On the other hand, Mondelez is committed to increasing focus on areas with higher growth potential through meaningful divestitures. On Oct 2, the company concluded the divestiture of its developed-market gum business in the United States, Canada and Europe (excluding Portugal) to Perfetti Van Melle Group. The divestiture marks another step toward MDLZ’s commitment to strengthening its core categories, including chocolates, biscuits and baked snacks.

The company’s core categories — chocolates and biscuits — have historically depicted resilience to economic downturns and pricing actions. Consumers in developed countries consider chocolates and biscuits as affordable indulgences and one of the most-valued snacking products.
Both these categories registered double-digit growth in the second quarter. Management is focused on expanding these categories and expects solid volume momentum for both these categories as it moves forward in 2023. In fact, Mondelez aims to generate 90% of its revenues from these core categories.

Addressing Cost Challenges

Mondelez has been contending with cost inflation. In the second quarter of 2023, the adjusted gross profit margin contracted by 50 basis points (bps) to 37.5% due to increased raw material and transportation costs. Furthermore, inflated input costs partially impacted the adjusted operating income margin. In its second-quarter 2023 earnings release, Mondelez stated that it still expects a double-digit increase in inflation stemming from the continued elevated cost of packaging, ingredients and labor.

Nonetheless, Mondelez’s hands-on pricing strategies have been helping it counter these challenges. The favorable outcomes of these initiatives were evident in the organic net revenue growth achieved in the second quarter of 2023. During the quarter, the top and bottom lines increased year over year and beat the Zacks Consensus Estimate.

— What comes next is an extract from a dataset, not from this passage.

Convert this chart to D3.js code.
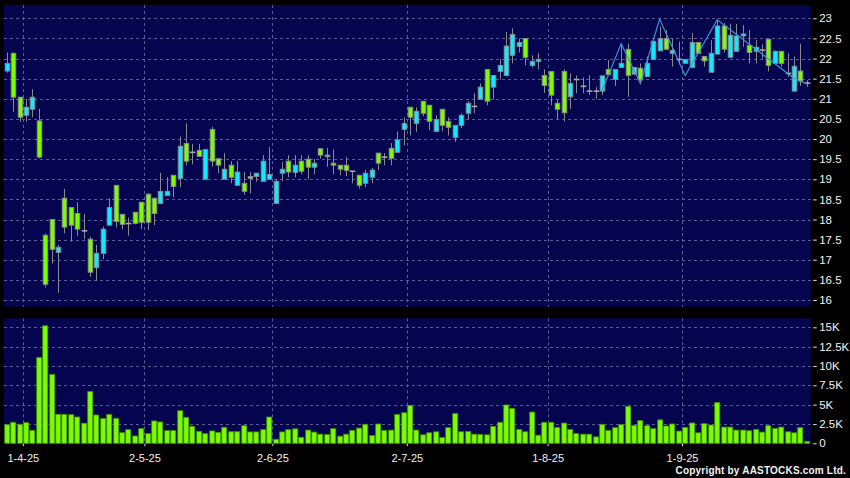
<!DOCTYPE html>
<html><head><meta charset="utf-8">
<script src="https://cdn.jsdelivr.net/npm/d3@7"></script>
<style>html,body{margin:0;padding:0;background:#000;} svg{display:block;}</style>
</head><body>
<svg id="c" width="850" height="478"></svg>
<script>
// ---- data (index 0 = 28-3-25, one entry per trading day) ----
const open = [21.69,22.13,21.04,20.59,20.74,20.45,17.61,18.00,17.18,18.53,18.30,18.15,17.72,17.51,16.81,17.16,17.86,18.85,18.13,17.90,
18.18,18.43,18.63,18.53,18.40,18.60,19.10,19.02,19.89,19.67,19.72,19.00,20.24,19.51,19.00,19.35,18.85,18.90,19.02,19.07,
18.95,19.00,18.40,19.15,19.45,19.17,19.45,19.50,19.30,19.76,19.60,19.40,19.35,19.35,19.20,19.10,18.90,19.05,19.65,19.55,
19.77,19.67,20.24,20.79,20.39,20.94,20.84,20.19,20.74,20.44,20.04,20.34,20.64,20.81,20.99,21.73,21.29,21.68,21.58,22.08,
22.30,22.50,21.83,21.93,21.58,21.68,20.89,21.68,21.05,21.48,21.31,21.19,21.19,21.19,21.73,21.48,21.78,22.23,21.61,21.76,
21.55,21.98,22.19,22.50,22.13,21.98,21.88,21.78,22.40,22.05,21.66,22.11,22.81,22.03,22.18,22.56,22.33,22.18,22.21,22.48,
21.88,22.18,21.63,21.19,21.69,21.39];
const high = [22.15,22.15,21.04,21.00,21.24,20.75,17.65,18.00,17.37,18.76,18.30,18.43,18.14,17.57,17.37,17.82,18.53,18.85,18.13,18.05,
18.18,18.43,18.65,18.53,19.16,19.05,19.10,20.06,20.39,19.88,19.88,19.74,20.30,19.51,19.65,19.45,19.45,19.18,19.18,19.15,
19.60,19.80,19.00,19.43,19.60,19.60,19.60,19.60,19.50,19.76,19.78,19.74,19.35,19.55,19.20,19.10,19.23,19.28,19.65,19.65,
19.90,20.19,20.54,20.79,20.79,20.94,20.84,20.59,20.74,20.54,20.34,20.64,20.94,21.14,21.38,21.73,21.58,21.98,22.66,22.75,
22.50,22.50,22.08,22.13,21.73,21.68,20.97,21.73,21.63,21.58,21.53,21.58,21.29,21.57,21.96,21.73,22.37,22.37,21.78,21.88,
22.05,22.43,22.79,22.71,22.50,22.42,21.98,22.63,22.40,22.05,22.46,22.96,22.88,22.86,22.86,22.83,22.71,22.46,22.35,22.48,
22.20,22.18,22.13,22.05,22.37,21.46];
const low = [21.65,20.68,20.43,20.43,20.54,19.52,16.31,16.91,16.18,17.66,17.45,17.60,17.51,16.58,16.48,17.01,17.86,17.80,17.76,17.60,
17.88,17.76,17.74,17.86,18.40,18.60,18.55,18.80,19.35,19.37,19.57,19.00,19.31,19.15,19.00,18.90,18.85,18.62,18.65,18.94,
18.95,19.00,18.40,18.95,19.05,19.05,19.13,19.00,19.13,19.51,19.31,19.13,19.10,19.08,18.90,18.77,18.80,18.90,19.23,19.35,
19.35,19.67,19.84,20.09,20.18,20.57,20.22,20.19,20.19,20.09,19.93,20.27,20.49,20.64,20.99,20.84,20.99,21.48,21.58,21.88,
22.15,21.83,21.78,21.73,21.14,20.84,20.49,20.44,20.75,21.14,21.14,21.09,20.99,21.09,21.60,21.32,21.78,21.05,21.61,21.38,
21.55,21.98,22.19,22.23,21.80,21.85,21.88,21.78,22.13,21.80,21.66,22.11,22.15,22.03,22.18,22.29,21.88,21.88,22.00,21.68,
21.88,21.80,21.55,21.19,21.32,21.30];
const close = [21.88,21.04,20.54,20.79,21.04,19.55,16.39,17.26,17.31,17.81,17.86,17.76,17.72,16.69,17.16,17.76,18.30,17.95,17.88,17.90,
17.90,17.93,17.93,18.15,18.70,18.70,18.82,19.82,19.45,19.67,19.57,19.74,19.45,19.35,19.25,19.05,19.18,18.70,19.07,19.15,
19.45,19.12,18.95,19.25,19.18,19.35,19.20,19.30,19.40,19.60,19.56,19.35,19.25,19.22,19.20,18.85,19.15,19.23,19.40,19.55,
19.52,19.98,20.39,20.54,20.69,20.64,20.44,20.49,20.34,20.29,20.34,20.59,20.89,20.81,21.29,20.94,21.58,21.83,22.31,22.60,
22.40,22.03,21.93,21.98,21.33,21.09,20.74,20.65,21.38,21.48,21.31,21.19,21.19,21.57,21.60,21.73,21.88,21.58,21.78,21.47,
21.88,22.43,22.50,22.23,22.20,21.98,21.98,22.40,22.13,21.94,22.13,22.81,22.23,22.58,22.56,22.61,22.15,22.28,22.21,21.83,
22.18,21.88,21.63,21.81,21.44,21.39];
// volume in thousands
const volume = [2.41,2.72,2.46,2.67,1.68,11.1,15.2,8.9,3.75,3.75,3.7,3.4,2.6,6.7,3.66,3.2,3.75,3.23,1.38,1.77,
0.95,1.9,1.25,2.89,2.76,1.64,1.64,4.22,3.36,2.2,1.55,1.25,1.6,1.42,2.07,1.5,1.5,2.28,1.47,1.47,
1.77,3.4,0.52,1.47,1.76,1.87,0.78,1.71,1.45,1.18,1.14,1.89,0.92,1.18,1.67,1.97,2.46,1.0,2.5,1.67,
1.71,3.73,3.95,4.91,1.71,1.1,1.36,1.49,0.75,2.02,3.86,1.49,1.54,1.18,1.14,1.1,2.19,2.72,4.96,4.52,
1.8,1.49,4.04,1.05,2.72,2.72,2.06,2.62,1.8,1.27,1.18,1.18,0.83,2.46,1.67,2.02,2.41,4.78,2.32,2.94,
2.28,1.89,3.03,2.24,2.5,1.58,2.06,2.63,1.36,2.54,2.37,5.26,2.1,2.1,1.71,1.71,1.62,1.8,1.45,2.28,
1.93,2.1,1.49,1.36,2.02,0.26];
const priceTicks = [16,16.5,17,17.5,18,18.5,19,19.5,20,20.5,21,21.5,22,22.5,23];
const volTicks = [0,2.5,5,7.5,10,12.5,15];
const volTickLabels = ["0","2.5K","5K","7.5K","10K","12.5K","15K"];
const dateTickIdx = [2,21,41,62,84,105];
const dateTickLabels = ["1-4-25","2-5-25","2-6-25","2-7-25","1-8-25","1-9-25"];
const zigIdx = [93,96,99,102,106,111,123,125];
const zigVal = [21.2,22.37,21.38,22.98,21.58,22.96,21.51,21.37];

// ---- layout ----
const panelL = 4, panelR = 810.7;
const pTop = 5, pBot = 306.7, vTop = 318.3, vBot = 443.7;
const NAVY = "#05054f", GRID = "#5c5c94", GREEN = "#7cfc00", CYAN = "#12e8ff", OUTL = "#8a8a8a";

const svg = d3.select("#c");
svg.append("rect").attr("width",850).attr("height",478).attr("fill","#000");

const x = d3.scaleLinear().domain([0, open.length-1]).range([6.8, 806.8]);
const y = d3.scaleLinear().domain([16,23]).range([300,18.3]);
const yv = d3.scaleLinear().domain([0,15]).range([443.3,327.3]);

svg.append("rect").attr("x",panelL).attr("y",pTop).attr("width",panelR-panelL).attr("height",pBot-pTop).attr("fill",NAVY);
svg.append("rect").attr("x",panelL).attr("y",vTop).attr("width",panelR-panelL).attr("height",vBot-vTop).attr("fill",NAVY);

const grid = svg.append("g").attr("stroke",GRID).attr("stroke-width",1).attr("stroke-dasharray","3,3");
priceTicks.forEach(t => grid.append("line").attr("x1",panelL).attr("x2",panelR)
  .attr("y1",Math.round(y(t))+0.5).attr("y2",Math.round(y(t))+0.5));
volTicks.filter(t=>t>0).forEach(t => grid.append("line").attr("x1",panelL).attr("x2",panelR)
  .attr("y1",Math.round(yv(t))+0.5).attr("y2",Math.round(yv(t))+0.5));
dateTickIdx.forEach(i => {
  const xx = Math.round(x(i+0.5))+0.5;
  grid.append("line").attr("x1",xx).attr("x2",xx).attr("y1",pTop).attr("y2",pBot);
  grid.append("line").attr("x1",xx).attr("x2",xx).attr("y1",vTop).attr("y2",vBot);
});

// ---- candles ----
const idx = d3.range(open.length);
const cg = svg.append("g");
idx.forEach(i => {
  const cx = Math.round(x(i)) + 0.5;
  cg.append("line").attr("x1",cx).attr("x2",cx).attr("y1",y(high[i])).attr("y2",y(low[i]))
    .attr("stroke",OUTL).attr("stroke-width",1);
  const top = y(Math.max(open[i],close[i])), bot = y(Math.min(open[i],close[i]));
  if (bot - top < 1.5) {
    cg.append("line").attr("x1",cx-2.8).attr("x2",cx+2.8).attr("y1",(top+bot)/2).attr("y2",(top+bot)/2)
      .attr("stroke","#a8a8a8").attr("stroke-width",1.6);
  } else {
    cg.append("rect").attr("x",cx-2.3).attr("width",4.6).attr("y",top).attr("height",bot-top)
      .attr("fill", close[i] > open[i] ? CYAN : GREEN).attr("stroke",OUTL).attr("stroke-width",0.9);
  }
});

// ---- zigzag line ----
const zz = zigIdx.map((d,k)=>[d, zigVal[k]]);
svg.append("path").attr("d", d3.line().x(d=>x(d[0])).y(d=>y(d[1]))(zz))
  .attr("fill","none").attr("stroke","#3a9ad8").attr("stroke-width",1.1);

// ---- volume ----
const vg = svg.append("g");
idx.forEach(i => {
  vg.append("rect").attr("x",Math.round(x(i))-2.3).attr("width",5.1)
    .attr("y",yv(volume[i])).attr("height",yv(0)-yv(volume[i]))
    .attr("fill",GREEN).attr("stroke","#3e8f00").attr("stroke-width",0.8);
});

// ---- axes ----
const FONT = "'Liberation Sans', Arial, sans-serif";
function styleAxis(g, size){
  g.select(".domain").remove();
  g.selectAll(".tick line").attr("stroke","#e0e0e0");
  g.selectAll(".tick text").attr("fill","#f2f2f2").style("font-family",FONT).style("font-size",size);
}
const ay = svg.append("g").attr("transform",`translate(${panelR+2.5},0)`)
  .call(d3.axisRight(y).tickValues(priceTicks).tickSize(3.5).tickPadding(2.5).tickFormat(d=>String(d)));
styleAxis(ay,"11.5px");
const av = svg.append("g").attr("transform",`translate(${panelR+2.5},0)`)
  .call(d3.axisRight(yv).tickValues(volTicks).tickSize(3.5).tickPadding(2.5).tickFormat((d,k)=>volTickLabels[k]));
styleAxis(av,"11.5px");
const ax = svg.append("g").attr("transform",`translate(0,${vBot})`)
  .call(d3.axisBottom(x).tickValues(dateTickIdx.map(i=>i+0.5)).tickSize(2.5).tickPadding(8.5)
  .tickFormat((d,k)=>dateTickLabels[k]));
styleAxis(ax,"11px");

svg.append("text").attr("x",846).attr("y",474).attr("text-anchor","end")
  .attr("fill","#f2f2f2").style("font-family",FONT).style("font-size","10px").style("font-weight","bold")
  .style("letter-spacing","0.2px")
  .text("Copyright by AASTOCKS.com Ltd.");
</script>
</body></html>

Mondelez's strategic expansion efforts, coupled with its commitment to core snacking categories and cost-control measures, position the company strongly for consistent growth in a dynamic business environment.

3 Other Picks

Celsius Holdings CELH, which offers functional drinks and liquid supplements, currently flaunts a Zacks Rank #1 (Strong Buy). CELH delivered an earnings surprise of 100% in the last reported quarter. You can see the complete list of today’s Zacks #1 Rank stocks here.

The Zacks Consensus Estimate for Celsius Holdings’ current financial-year sales and earnings suggests growth of 88.9% and 170.3%, respectively, from the year-ago reported numbers.

Flowers Foods FLO emphasizes providing high-quality baked items. The company currently carries a Zacks Rank #2.

The Zacks Consensus Estimate for Flowers Foods’ current financial-year sales suggests growth of 6.7% from the year-ago period’s actuals. FLO has a trailing four-quarter earnings surprise of 7.6% on average.

The Kraft Heinz Company KHC, a food and beverage product company, currently carries a Zacks Rank #2. KHC has a trailing four-quarter earnings surprise of 11.3%, on average.

The Zacks Consensus Estimate for Kraft Heinz’s current fiscal-year sales suggests growth of 2.2% from the corresponding year-ago reported figure.